§ What to produce
Records follow. Pull out every line that contains "this".

Data extracted from a collection
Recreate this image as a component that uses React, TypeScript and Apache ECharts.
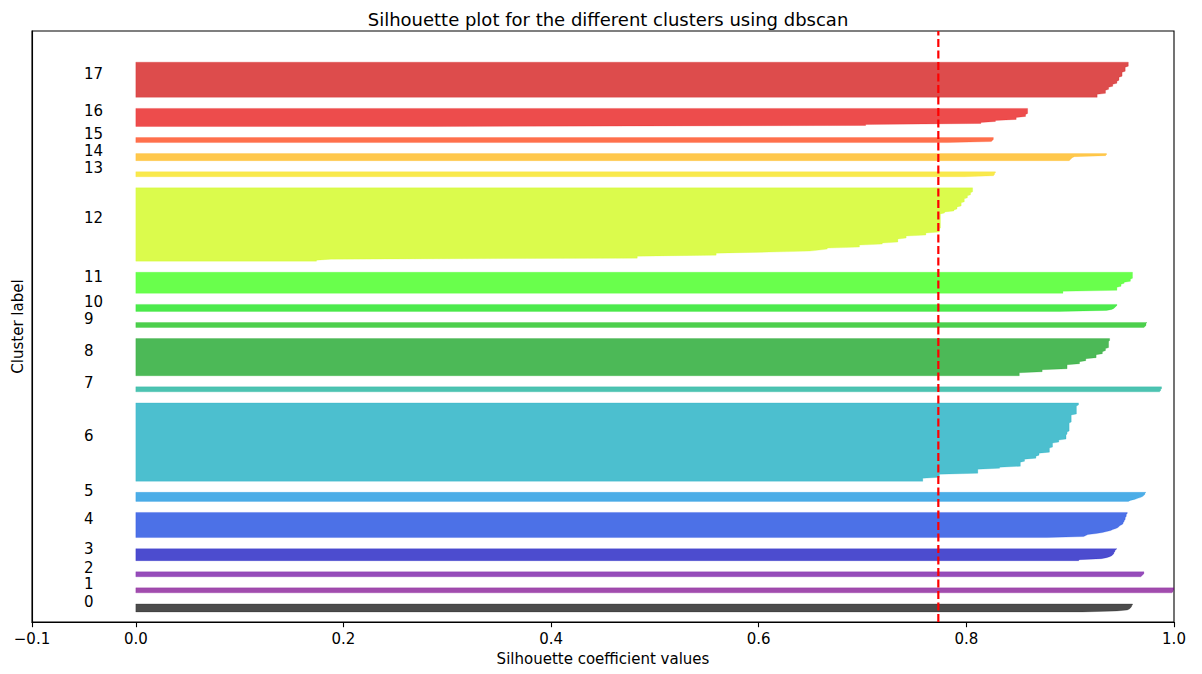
import React, { useEffect, useRef } from "react";
import * as echarts from "echarts";

// ---------- data ----------
const clusterLabels = ["0", "1", "2", "3", "4", "5", "6", "7", "8", "9", "10", "11", "12", "13", "14", "15", "16", "17"];

// Sorted silhouette values of every cluster, bottom to top, as [value, number of samples]
const cluster0: [number, number][] = [[0.912, 1], [0.945, 1], [0.955, 1], [0.957, 1], [0.958, 1], [0.959, 2], [0.96, 2]];
const cluster1: [number, number][] = [[0.998, 1], [0.999, 2], [1.0, 3]];
const cluster2: [number, number][] = [[0.968, 1], [0.969, 1], [0.97, 1], [0.971, 3]];
const cluster3: [number, number][] = [[0.908, 1], [0.909, 1], [0.93, 1], [0.935, 1], [0.938, 1], [0.94, 1], [0.941, 1], [0.942, 2], [0.943, 2], [0.944, 1], [0.945, 1]];
const cluster4: [number, number][] = [[0.878, 1], [0.913, 1], [0.915, 1], [0.917, 1], [0.925, 1], [0.931, 1], [0.935, 1], [0.939, 1], [0.941, 1], [0.944, 1], [0.946, 1], [0.947, 1], [0.948, 1], [0.95, 1], [0.951, 2], [0.952, 2], [0.953, 3], [0.954, 3], [0.955, 2]];
const cluster5: [number, number][] = [[0.956, 1], [0.958, 1], [0.962, 1], [0.965, 1], [0.968, 1], [0.97, 1], [0.971, 1], [0.972, 2], [0.973, 1]];
const cluster6: [number, number][] = [[0.758, 4], [0.774, 4], [0.811, 5], [0.832, 2], [0.852, 5], [0.856, 3], [0.867, 3], [0.87, 3], [0.88, 5], [0.883, 5], [0.889, 3], [0.896, 5], [0.897, 3], [0.899, 9], [0.901, 8], [0.906, 9], [0.908, 3]];
const cluster7: [number, number][] = [[0.986, 1], [0.987, 2], [0.988, 3]];
const cluster8: [number, number][] = [[0.851, 4], [0.873, 3], [0.897, 5], [0.909, 3], [0.915, 3], [0.925, 4], [0.931, 3], [0.934, 3], [0.937, 7], [0.938, 3]];
const cluster9: [number, number][] = [[0.971, 1], [0.972, 1], [0.973, 3], [0.974, 1]];
const cluster10: [number, number][] = [[0.89, 1], [0.935, 1], [0.94, 1], [0.942, 1], [0.943, 1], [0.944, 1], [0.945, 2]];
const cluster11: [number, number][] = [[0.893, 3], [0.945, 4], [0.949, 3], [0.952, 2], [0.958, 3], [0.96, 7]];
const cluster12: [number, number][] = [[0.174, 2], [0.188, 1], [0.483, 3], [0.559, 3], [0.61, 1], [0.649, 1], [0.658, 1], [0.666, 2], [0.697, 3], [0.719, 2], [0.734, 4], [0.742, 3], [0.761, 3], [0.774, 4], [0.775, 15], [0.779, 2], [0.788, 2], [0.791, 3], [0.795, 4], [0.798, 4], [0.801, 3], [0.804, 3], [0.806, 5]];
const cluster13: [number, number][] = [[0.798, 1], [0.826, 1], [0.827, 2], [0.828, 2]];
const cluster14: [number, number][] = [[0.899, 1], [0.9, 1], [0.901, 1], [0.902, 1], [0.904, 1], [0.934, 1], [0.935, 2]];
const cluster15: [number, number][] = [[0.782, 1], [0.824, 1], [0.825, 1], [0.826, 3]];
const cluster16: [number, number][] = [[0.286, 1], [0.703, 2], [0.814, 2], [0.828, 2], [0.848, 3], [0.857, 3], [0.859, 6]];
const cluster17: [number, number][] = [[0.926, 4], [0.934, 4], [0.937, 3], [0.941, 3], [0.945, 3], [0.947, 4], [0.95, 5], [0.953, 5], [0.956, 5]];

const clusterProfiles = [cluster0, cluster1, cluster2, cluster3, cluster4, cluster5, cluster6, cluster7, cluster8, cluster9, cluster10, cluster11, cluster12, cluster13, cluster14, cluster15, cluster16, cluster17];

const silhouetteAverage = 0.773;
const xTickValues = [-0.1, 0, 0.2, 0.4, 0.6, 0.8, 1.0];
const yAxisMax = 588;
const clusterGap = 10;

// ---------- styles ----------
// nipy_spectral colours for i / 18
const clusterColors: [number, number, number][] = [
  [0, 0, 0], [121, 0, 138], [106, 0, 157], [0, 0, 187], [0, 53, 221], [0, 138, 221],
  [0, 164, 187], [0, 170, 144], [0, 155, 15], [0, 187, 0], [0, 225, 0], [42, 255, 0],
  [204, 249, 0], [246, 223, 0], [255, 176, 0], [255, 51, 0], [229, 0, 0], [206, 0, 0],
];
const FONT = "DejaVu Sans";
const FS = 15;

function expandProfile(profile: [number, number][]): number[] {
  const out: number[] = [];
  for (const [v, c] of profile) for (let k = 0; k < c; k++) out.push(v);
  return out;
}

function fmtTick(v: number): string {
  const s = Math.abs(v).toFixed(1);
  return v < -1e-9 ? "\u2212" + s : s;
}

export default function App() {
  const ref = useRef<HTMLDivElement>(null);

  useEffect(() => {
    if (!ref.current) return;
    const chart = echarts.init(ref.current, null, { renderer: "svg" });

    const samples = clusterProfiles.map(expandProfile);
    const yLowers: number[] = [];
    let yl = clusterGap;
    samples.forEach((s) => {
      yLowers.push(yl);
      yl += s.length + clusterGap;
    });

    const option: any = {
      animation: false,
      backgroundColor: "#fff",
      title: {
        text: "Silhouette plot for the different clusters using dbscan",
        left: 603,
        top: 5,
        textAlign: "center",
        textStyle: { fontFamily: FONT, fontSize: 18, fontWeight: "normal", color: "#000" },
      },
      grid: {
        left: 32,
        right: 28,
        top: 31,
        bottom: 52,
        show: true,
        borderColor: "#000",
        borderWidth: 1.1,
        backgroundColor: "transparent",
      },
      xAxis: {
        type: "value",
        min: -0.1,
        max: 1.0,
        name: "Silhouette coefficient values",
        nameLocation: "middle",
        nameGap: 29,
        nameTextStyle: { fontFamily: FONT, fontSize: FS, color: "#000" },
        axisLine: { show: true, onZero: false, lineStyle: { color: "#000", width: 1.1 } },
        axisTick: { show: true, inside: false, length: 5.2, lineStyle: { color: "#000", width: 1.1 }, customValues: xTickValues },
        axisLabel: {
          show: true,
          customValues: xTickValues,
          formatter: (v: number) => fmtTick(v),
          color: "#000",
          fontFamily: FONT,
          fontSize: FS,
          margin: 9,
        },
        splitLine: { show: false },
      },
      yAxis: {
        type: "value",
        min: 0,
        max: yAxisMax,
        name: "Cluster label",
        nameLocation: "middle",
        nameRotate: 90,
        nameGap: 7,
        nameTextStyle: { fontFamily: FONT, fontSize: FS, color: "#000" },
        axisLine: { show: true, onZero: false, lineStyle: { color: "#000", width: 1.1 } },
        axisTick: { show: false },
        axisLabel: { show: false },
        splitLine: { show: false },
      },
      series: [
        {
          type: "custom",
          clip: true,
          data: samples.map((_, i) => [i]),
          renderItem: (_params: any, api: any) => {
            const i = api.value(0) as number;
            const vals = samples[i];
            const yL = yLowers[i];
            const pts: number[][] = [api.coord([0, yL])];
            vals.forEach((v, j) => pts.push(api.coord([v, yL + j])));
            pts.push(api.coord([0, yL + vals.length - 1]));
            const lp = api.coord([-0.05, yL + 0.5 * vals.length]);
            const [r, g, b] = clusterColors[i];
            return {
              type: "group",
              children: [
                {
                  type: "polygon",
                  shape: { points: pts },
                  style: { fill: `rgba(${r},${g},${b},0.7)`, stroke: `rgba(${r},${g},${b},0.35)`, lineWidth: 0.6 },
                },
                {
                  type: "text",
                  x: lp[0],
                  y: lp[1] - 5.5,
                  style: {
                    text: clusterLabels[i],
                    fill: "#000",
                    fontFamily: FONT,
                    fontSize: FS,
                    align: "left",
                    verticalAlign: "middle",
                  },
                },
              ],
            };
          },
        },
        {
          type: "line",
          data: [[silhouetteAverage, 0], [silhouetteAverage, yAxisMax]],
          symbol: "none",
          lineStyle: { color: "#ff0000", width: 2.2, type: [8, 3.5] },
          z: 5,
        },
      ],
    };

    chart.setOption(option);
    return () => chart.dispose();
  }, []);

  return <div ref={ref} style={{ position: "fixed", left: 0, top: 0, width: 1202, height: 674 }} />;
}
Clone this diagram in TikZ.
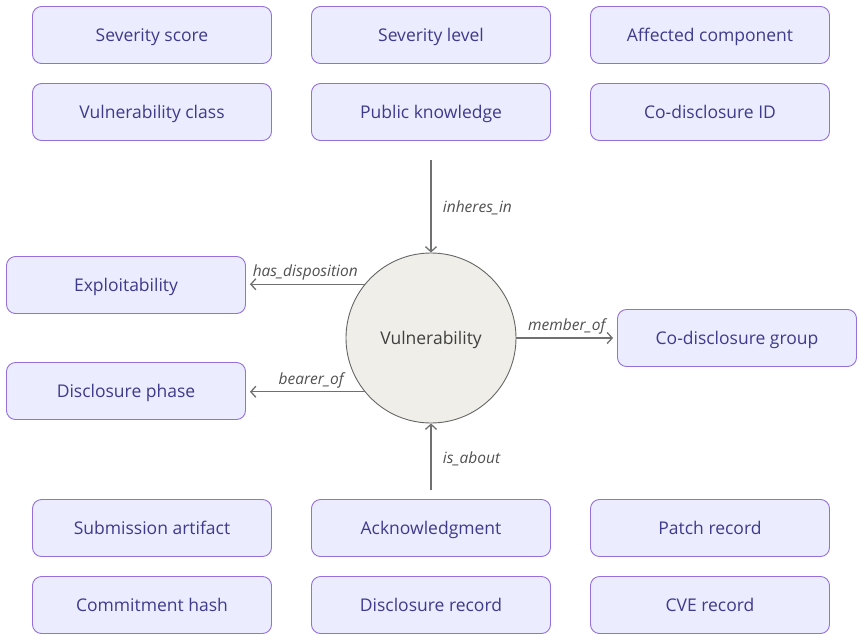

§ Right answer
Recreate this image as a component that uses React, TypeScript and Apache ECharts.
Clone this diagram in TikZ.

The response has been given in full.